As Trump lashes out at air traffic controllers and coddles the convicted elite, it’s clearer than ever that his regime rewards cruelty and punishes integrity.

By Ben Meiselas

Donald Trump continues to spiral out of control, and nowhere is that more apparent than in his Monday morning tirades. As I reviewed the latest headlines, it was easy to see what’s been triggering his rage: collapsing economic confidence, damning whistleblower reports about his corrupt treatment of convicted criminals, and growing public disgust with his behavior. Trump’s response? To lash out at working people, specifically, air traffic controllers, accusing them of disloyalty during his manufactured government shutdown.

He posted that any air traffic controller who didn’t work for free “will be substantially docked” and warned that those who “did nothing but complain” would face “negative marks” and “no severance of any kind.” In the same breath, he promised $10,000 bonuses to those he deemed “true patriots.” It’s the language of a dictator—punish dissent, reward obedience. And it’s an unmistakable threat against federal employees whose only “crime” was refusing to work without pay.

But the cruelty doesn’t stop there. As Democrats in the House Judiciary Committee revealed, Trump’s Bureau of Prisons has bent every rule imaginable to protect one of the most notorious criminals alive: Ghislaine Maxwell, the convicted sex trafficker who worked alongside Jeffrey Epstein. Whistleblower documents show Maxwell is being treated like royalty at her minimum-security “Club Fed” facility. She’s receiving hand-delivered meals, access to a service puppy, after-hours private exercise sessions, and even unmonitored meetings with guests carrying computers, an unprecedented breach of security that, as Congressman Jamie Raskin warned, poses “extraordinary risks” to justice.

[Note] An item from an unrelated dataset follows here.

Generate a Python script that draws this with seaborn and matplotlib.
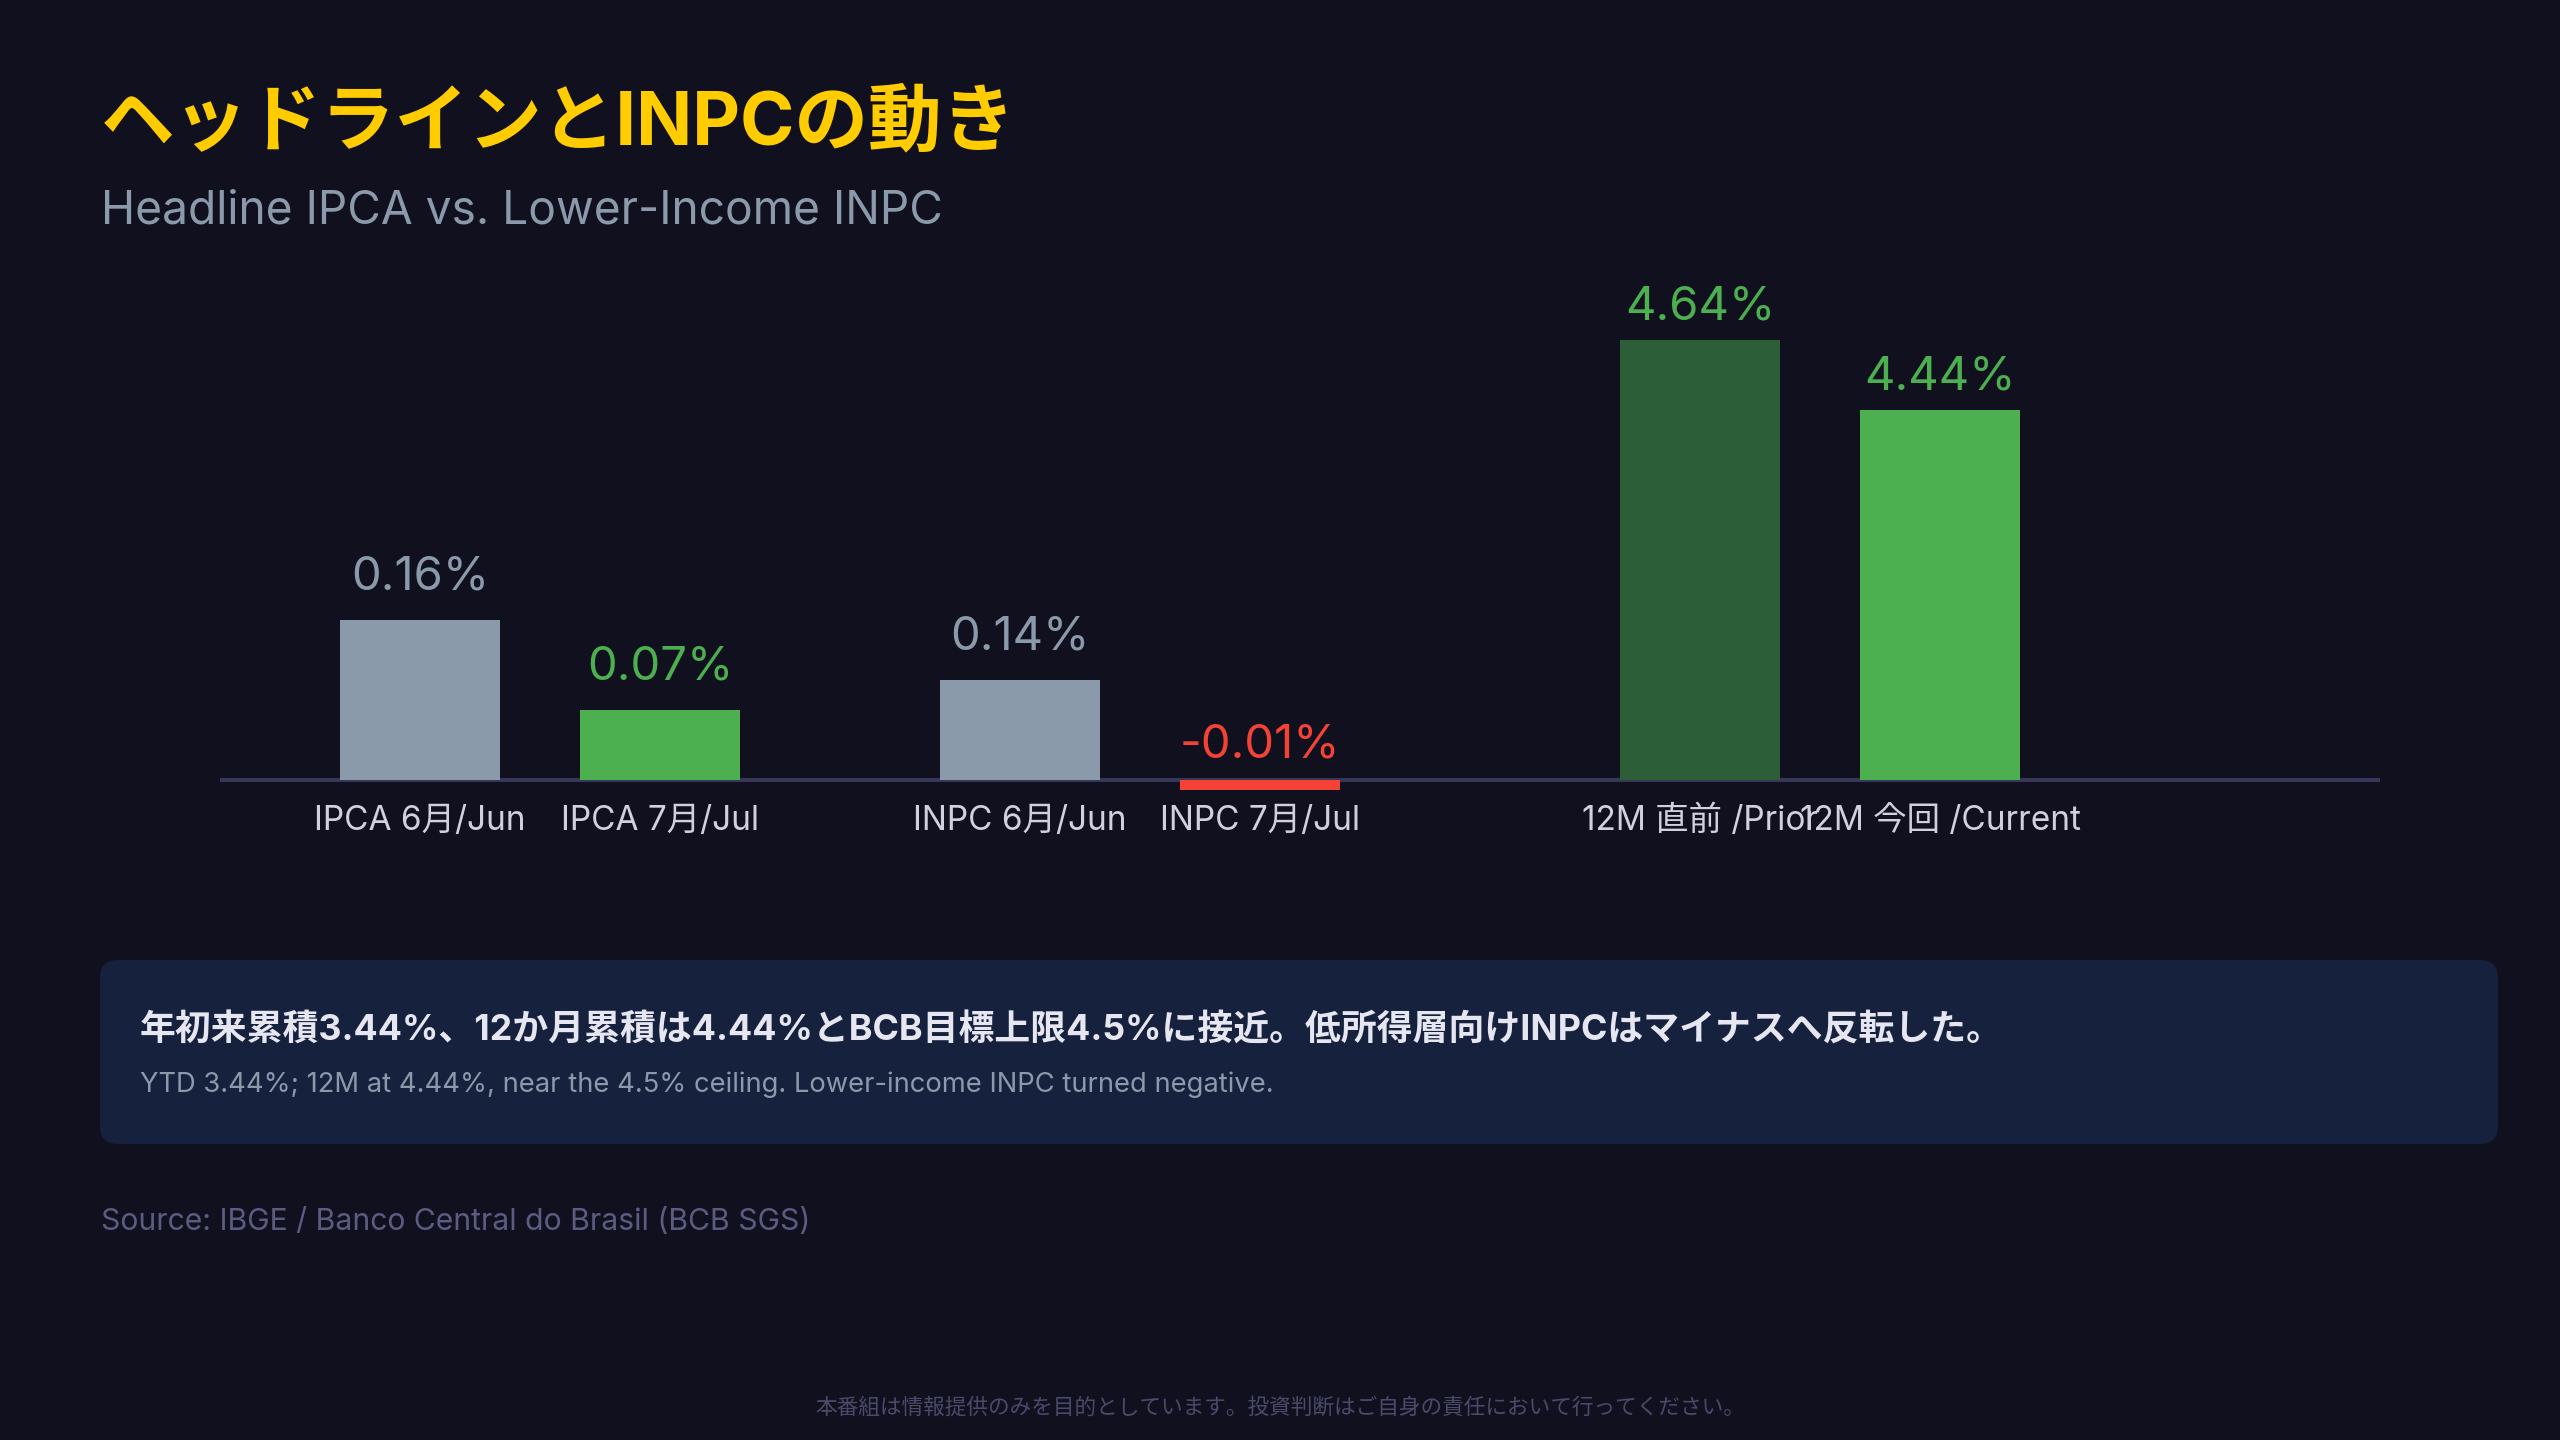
import pandas as pd
import matplotlib.pyplot as plt
import matplotlib.transforms as mtransforms
from matplotlib.patches import FancyBboxPatch
import seaborn as sns

# --- data ---
categories = ["IPCA 6月/Jun", "IPCA 7月/Jul", "INPC 6月/Jun", "INPC 7月/Jul",
              "12M 直前 /Prior", "12M 今回 /Current"]
value_labels = ["0.16%", "0.07%", "0.14%", "-0.01%", "4.64%", "4.44%"]
# bar heights as drawn in the reference (common display scale)
bar_heights = [0.16, 0.07, 0.10, -0.01, 0.44, 0.37]
bar_groups = [0, 0, 1, 1, 2, 2]

title = "ヘッドラインとINPCの動き"
subtitle = "Headline IPCA vs. Lower-Income INPC"
note_jp = "年初来累積3.44%、12か月累積は4.44%とBCB目標上限4.5%に接近。低所得層向けINPCはマイナスへ反転した。"
note_en = "YTD 3.44%; 12M at 4.44%, near the 4.5% ceiling. Lower-income INPC turned negative."
source = "Source: IBGE / Banco Central do Brasil (BCB SGS)"
disclaimer = "本番組は情報提供のみを目的としています。投資判断はご自身の責任において行ってください。"

# --- style ---
BG = "#10101e"
GREY = "#8a9aab"
GREEN = "#4caf50"
DARK_GREEN = "#2c5f37"
RED = "#f44336"
bar_colors = [GREY, GREEN, GREY, RED, DARK_GREEN, GREEN]
label_colors = [GREY, GREEN, GREY, RED, GREEN, GREEN]
label_gap_px = {0: 30, 1: 30, 2: 20}   # gap between bar top and value label, per group

sns.set_theme(style="dark")
plt.rcParams["font.family"] = ["Inter", "Noto Sans CJK JP", "DejaVu Sans"]

W, H = 2560, 1440
fig = plt.figure(figsize=(W / 100, H / 100), dpi=100, facecolor=BG)

# layout: bars are spaced one slot apart inside a group, groups are separated by wider gaps
group_start = [0.0, 2.5, 16 / 3]
df = pd.DataFrame({"cat": categories, "h": bar_heights, "group": bar_groups})
df["slot"] = df.groupby("group").cumcount()
df["x"] = [group_start[g] + s for g, s in zip(df["group"], df["slot"])]

ax_top, ax_bot = 280, 800
ax = fig.add_axes([220 / W, 1 - ax_bot / H, 2160 / W, (ax_bot - ax_top) / H])
ax.set_facecolor(BG)

ax.axhline(0, color="#37375a", lw=2.9, zorder=1)
sns.barplot(data=df, x="x", y="h", hue="cat", palette=dict(zip(categories, bar_colors)),
            native_scale=True, width=2 / 3, dodge=False, legend=False,
            saturation=1, linewidth=0, ax=ax, zorder=2)

ax.set_xlim(-5 / 6, 9 - 5 / 6)
ax.set_ylim(-(ax_bot - 780) / 1000, (780 - ax_top) / 1000)
for s in ax.spines.values():
    s.set_visible(False)
ax.set_xticks([])
ax.set_yticks([])
ax.set_xlabel("")
ax.set_ylabel("")
ax.grid(False)

# value labels above bars (negative bars get their label just above the zero line)
for x, h, g, lab, c in zip(df["x"], df["h"], df["group"], value_labels, label_colors):
    gap = label_gap_px[g] if h >= 0 else 23
    ax.annotate(lab, (x, max(h, 0)), xytext=(0, gap * 0.72), textcoords="offset points",
                ha="center", va="baseline", fontsize=34, color=c)

# category labels under the baseline
tr = mtransforms.blended_transform_factory(ax.transData, fig.transFigure)
for x, cat in zip(df["x"], df["cat"]):
    ax.text(x, 1 - 830 / H, cat, transform=tr, ha="center", va="baseline",
            fontsize=24, color="#d0d0e0")

# titles
fig.text(101 / W, 1 - 144 / H, title, fontsize=53, fontweight="bold", color="#ffcc00", va="baseline")
fig.text(101 / W, 1 - 223 / H, subtitle, fontsize=33.2, color=GREY, va="baseline")

# takeaway box
box = FancyBboxPatch((100, H - 1144), 2398, 184, boxstyle="round,pad=0,rounding_size=18",
                     transform=None, facecolor="#16213e", edgecolor="none")
fig.patches.append(box)
fig.text(140 / W, 1 - 1040 / H, note_jp, fontsize=25.8, fontweight="bold", color="#e6e6f0", va="baseline")
fig.text(140 / W, 1 - 1092 / H, note_en, fontsize=19.7, color=GREY, va="baseline")

fig.text(101 / W, 1 - 1230 / H, source, fontsize=21.7, color="#5c5c82", va="baseline")
fig.text(0.5, 1 - 1414 / H, disclaimer, fontsize=15.6, color="#4a4a6a", ha="center", va="baseline")

fig.savefig("out.png", dpi=100, facecolor=BG)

Trump’s favoritism toward Maxwell is no outlier. It’s part of a disturbing pattern. He pardoned Michael McMahon, a former police officer convicted of acting as an agent of the Chinese government to harass families on U.S. soil, simply because McMahon attended a Trump event and declared himself “full MAGA.” Another felon, Jonathan Braun, leveraged family ties to Jared Kushner for a commutation, only to later be accused of sexual assault and violent threats.

These are the people Trump surrounds himself with and rewards. Over and over, his circle is littered with those accused or convicted of sexual assault, trafficking, or abuse. It’s not a coincidence.

Meanwhile, ordinary Americans are suffering under Trump’s economic chaos. With the Bureau of Labor Statistics shuttered during the shutdown, private estimates suggest the U.S. lost as many as 153,000 jobs last month. Consumer confidence is near historic lows. Prices are soaring due to Trump’s reckless tariffs, which have turned basic goods, yes, even Italian pasta, into luxury items.

And yet, as the public turns against him, he was loudly booed and flipped off at a Washington Commanders game this weekend, some Democratic senators inexplicably chose this moment to cave to him. Eight senators sided with Republicans to reopen the government without securing protections for health care or SNAP benefits. Their justification? That “standing up to Trump wasn’t working.”

That logic is infuriating. The American people just spoke loudly at the ballot box. They understand what’s at stake and are willing to endure temporary hardship to stop an authoritarian regime. Capitulating now doesn’t ease suffering, but rather it prolongs it. It tells Trump and his enablers that intimidation works.

We are not living in normal times. This is not a moment for half-measures or bipartisan niceties. When the government uses ICE agents as political enforcers, when it starves families by halting SNAP benefits, when it rewards the rich and corrupt while punishing workers, you don’t bend the knee. You stand firm. You fight for the people, for their health care, their wages, their rights, and their democracy.